Les dernières semaines d’une campagne atypique

L’élection présidentielle 2017 a pris une tournure inédite sous la Ve République, et les deux dernières semaines de la campagne ont été marquées par un resserrement inédit des intentions de vote entre les quatre candidats en tête. Retour sur une fin de campagne folle avec Chloé Morin, de l’Observatoire de l’opinion, et Esteban Pratviel, de l’Ifop.

Le spectre d’un second tour Mélenchon/Le Pen favorise Emmanuel Macron

La fin du mois de mars et le début du mois d’avril avaient été marqués par la progression saisissante enregistrée par Jean-Luc Mélenchon, passant – en l’espace d’un mois – de 10,5% d’intentions de vote le 17 mars à 19,5% le 17 avril. Le candidat de La France insoumise avait gagné des parts de marché considérables auprès des professions intermédiaires et des salariés du secteur public, mais aussi parmi les segments les plus modestes, les employés, les ouvriers, les moins diplômés ou encore les habitants des communes rurales.

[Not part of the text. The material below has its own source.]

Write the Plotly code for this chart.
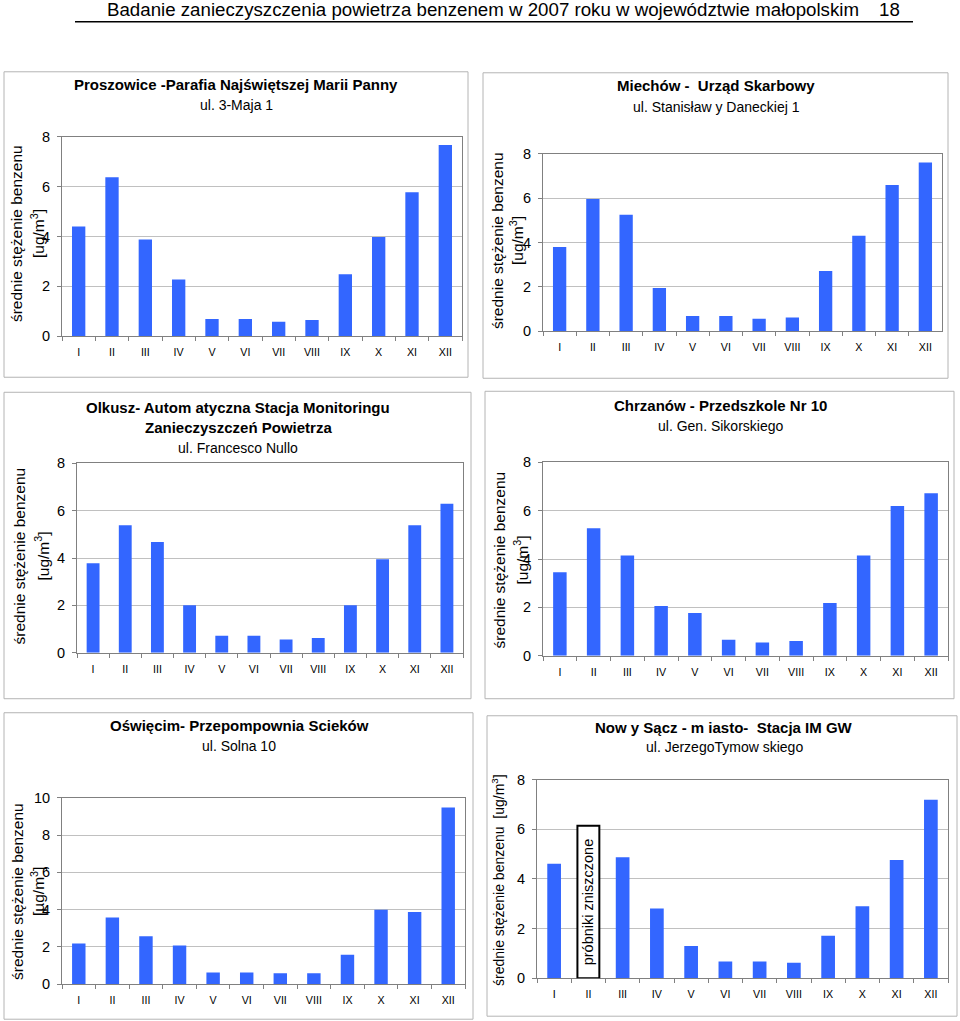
import plotly.graph_objects as go

# ---------------- data ----------------
months = ["I", "II", "III", "IV", "V", "VI", "VII", "VIII", "IX", "X", "XI", "XII"]

proszowice = [4.40, 6.38, 3.88, 2.28, 0.69, 0.69, 0.58, 0.65, 2.49, 3.98, 5.78, 7.67]
miechow = [3.80, 5.96, 5.26, 1.95, 0.68, 0.68, 0.56, 0.62, 2.72, 4.31, 6.60, 7.61]
olkusz = [3.78, 5.39, 4.68, 2.00, 0.71, 0.71, 0.56, 0.62, 2.00, 3.95, 5.39, 6.29]
chrzanow = [3.45, 5.27, 4.15, 2.06, 1.77, 0.66, 0.55, 0.61, 2.18, 4.15, 6.19, 6.72]
oswiecim = [2.18, 3.58, 2.57, 2.07, 0.63, 0.63, 0.58, 0.58, 1.58, 3.99, 3.88, 9.48]
nowy_sacz = [4.62, None, 4.88, 2.81, 1.30, 0.67, 0.67, 0.62, 1.71, 2.90, 4.77, 7.20]

series = [proszowice, miechow, olkusz, chrzanow, oswiecim, nowy_sacz]

title_lines = [
    ["<b>Proszowice -Parafia Najświętszej Marii Panny</b>", "ul. 3-Maja 1"],
    ["<b>Miechów -  Urząd Skarbowy</b>", "ul. Stanisław y Daneckiej 1"],
    ["<b>Olkusz- Autom atyczna Stacja Monitoringu</b>", "<b>Zanieczyszczeń Powietrza</b>", "ul. Francesco Nullo"],
    ["<b>Chrzanów - Przedszkole Nr 10</b>", "ul. Gen. Sikorskiego"],
    ["<b>Oświęcim- Przepompownia Scieków</b>", "ul. Solna 10"],
    ["<b>Now y Sącz - m iasto-  Stacja IM GW</b>", "ul. JerzegoTymow skiego"],
]
y_title_main = "średnie stężenie benzenu"
y_title_units = ["[ug/m<sup>3</sup>]", "[ug/m<sup>3</sup>]", "[ug/m<sup>3</sup>]",
                 "[ug/m<sup>3</sup>]", "[µg/m<sup>3</sup>]", None]
y_title_single = "średnie stężenie benzenu  [ug/m<sup>3</sup>]"
y_max = [8, 8, 8, 8, 10, 8]
y_tick_vals = [[0, 2, 4, 6, 8]] * 4 + [[0, 2, 4, 6, 8, 10]] + [[0, 2, 4, 6, 8]]
header_text = "Badanie zanieczyszczenia powietrza benzenem w 2007 roku w województwie małopolskim"
page_number = "18"
note_text = "próbniki zniszczone"
note_month = "II"
note_top = 6.15

# ---------------- layout geometry (pixels of the 960x1021 page) ----------------
W, H = 960, 1030
OFF_Y = 8.3      # vertical offset observed in the rendered page
SCALE_Y = 0.983  # vertical scale observed in the rendered page
FONT = "Liberation Sans, Arial, sans-serif"
BAR = "#3366FF"


def px(x):
    return x / W


def py(y):
    return 1 - ((y - OFF_Y) / SCALE_Y) / H


# plot areas: left, right, top, bottom
plots = [
    (62, 462, 137, 336),
    (543, 942, 154, 331),
    (77, 463, 463, 652),
    (543, 948, 462, 655),
    (62, 465, 797, 983),
    (537, 948, 779, 977),
]
boxes = [
    (4, 72, 468, 377),
    (483, 73, 948, 378),
    (4, 392, 471, 698),
    (485, 391, 954, 698),
    (4, 712, 473, 1018),
    (487, 715, 957, 1015),
]
title_x = [236, 716, 238, 720, 239, 724]
title_y = [[85, 105], [86, 107], [407, 427, 448], [405, 426], [725, 745], [727, 746]]
ytitle_pos = [  # (x main, x units, y center)
    (16, 38, 234),
    (497, 517, 241),
    (20, 42, 556),
    (500, 521, 560),
    (17, 38, 891),
    (498, None, 879),
]

fig = go.Figure()
annotations = []
shapes = []

for i, vals in enumerate(series):
    n = "" if i == 0 else str(i + 1)
    l, r, t, b = plots[i]
    fig.add_trace(go.Bar(
        x=months, y=vals, marker=dict(color=BAR, line=dict(width=0)),
        xaxis="x" + n, yaxis="y" + n, showlegend=False, hoverinfo="x+y",
    ))
    fig.update_layout(**{
        "xaxis" + n: dict(
            domain=[px(l), px(r)], anchor="y" + n, type="category",
            categoryorder="array", categoryarray=months, range=[-0.5, 11.5],
            showgrid=False, showline=True, linecolor="#808080", linewidth=1, mirror=True,
            ticks="outside", tickson="boundaries", ticklen=4, tickcolor="#808080",
            tickfont=dict(family=FONT, size=10.7, color="#000000"),
            ticklabelstandoff=6, zeroline=False, fixedrange=True,
        ),
        "yaxis" + n: dict(
            domain=[py(b), py(t)], anchor="x" + n, range=[0, y_max[i]],
            tickvals=y_tick_vals[i], showgrid=True, gridcolor="#c0c0c0", gridwidth=1,
            showline=True, linecolor="#808080", linewidth=1, mirror=True,
            ticks="outside", ticklen=4, tickcolor="#808080",
            tickfont=dict(family=FONT, size=14.5, color="#000000"),
            ticklabelstandoff=4, zeroline=False, fixedrange=True,
        ),
    })
    # panel frame
    bx0, by0, bx1, by1 = boxes[i]
    shapes.append(dict(type="rect", xref="paper", yref="paper",
                       x0=px(bx0), x1=px(bx1), y0=py(by1), y1=py(by0),
                       line=dict(color="#b4b4b4", width=1), layer="below"))
    # titles
    for txt, yy in zip(title_lines[i], title_y[i]):
        bold = txt.startswith("<b>")
        annotations.append(dict(text=txt, x=px(title_x[i]), y=py(yy), xref="paper", yref="paper",
                                xanchor="center", yanchor="middle", showarrow=False,
                                font=dict(family=FONT, size=15 if bold else 14, color="#000000")))
    # y titles
    xm, xu, yc = ytitle_pos[i]
    if y_title_units[i] is not None:
        annotations.append(dict(text=y_title_main, x=px(xm), y=py(yc), xref="paper", yref="paper",
                                xanchor="center", yanchor="middle", textangle=-90, showarrow=False,
                                font=dict(family=FONT, size=15.5, color="#000000")))
        annotations.append(dict(text=y_title_units[i], x=px(xu), y=py(yc), xref="paper", yref="paper",
                                xanchor="center", yanchor="middle", textangle=-90, showarrow=False,
                                font=dict(family=FONT, size=15.5, color="#000000")))
    else:
        annotations.append(dict(text=y_title_single, x=px(xm), y=py(yc), xref="paper", yref="paper",
                                xanchor="center", yanchor="middle", textangle=-90, showarrow=False,
                                font=dict(family=FONT, size=14, color="#000000")))

# note box for missing month in the last panel
ni = months.index(note_month)
shapes.append(dict(type="rect", xref="x6", yref="y6", x0=ni - 0.32, x1=ni + 0.32,
                   y0=0, y1=note_top, line=dict(color="#000000", width=2),
                   fillcolor="#ffffff", layer="above"))
annotations.append(dict(text=note_text, x=months[ni], y=note_top / 2, xref="x6", yref="y6",
                        xanchor="center", yanchor="middle", textangle=-90, showarrow=False,
                        font=dict(family=FONT, size=14.5, color="#000000")))

# page header
annotations.append(dict(text=header_text, x=px(105), y=py(10), xref="paper", yref="paper",
                        xanchor="left", yanchor="middle", showarrow=False,
                        font=dict(family=FONT, size=18.7, color="#000000")))
annotations.append(dict(text=page_number, x=px(877), y=py(10), xref="paper", yref="paper",
                        xanchor="left", yanchor="middle", showarrow=False,
                        font=dict(family=FONT, size=18.7, color="#000000")))
shapes.append(dict(type="line", xref="paper", yref="paper", x0=px(75), x1=px(913),
                   y0=py(22), y1=py(22), line=dict(color="#000000", width=1.5)))

fig.update_layout(
    width=W, height=H, autosize=False,
    margin=dict(l=0, r=0, t=0, b=0),
    paper_bgcolor="#ffffff", plot_bgcolor="#ffffff",
    bargap=0.6, showlegend=False,
    annotations=annotations, shapes=shapes,
    font=dict(family=FONT, color="#000000"),
)

fig.write_html("out.html", config={"displayModeBar": False},
               post_script="document.body.style.margin='0';")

Il avait ainsi siphonné l’électorat jusqu’alors positionné sur Benoît Hamon, et contestait à Emmanuel Macron le leadership parmi les électeurs de François Hollande au premier tour de l’élection présidentielle de 2012.

Mais il apparaît, au regard des données dont nous disposons et observées entre le 6 et 20 avril, que sa dynamique s’est enrayée en fin de campagne. Les intentions de vote en faveur de Jean-Luc Mélenchon se sont stabilisées pour atteindre un plafond ne lui permettant pas de se qualifier pour le second tour de l’élection présidentielle. L’intériorisation de la présence de Marine Le Pen au second tour du scrutin et la perspective de l’y voir confrontée à Jean-Luc Mélenchon a sans doute effrayé de nombreux électeurs, qui sont revenus vers le candidat le plus à même d’éviter une telle perspective.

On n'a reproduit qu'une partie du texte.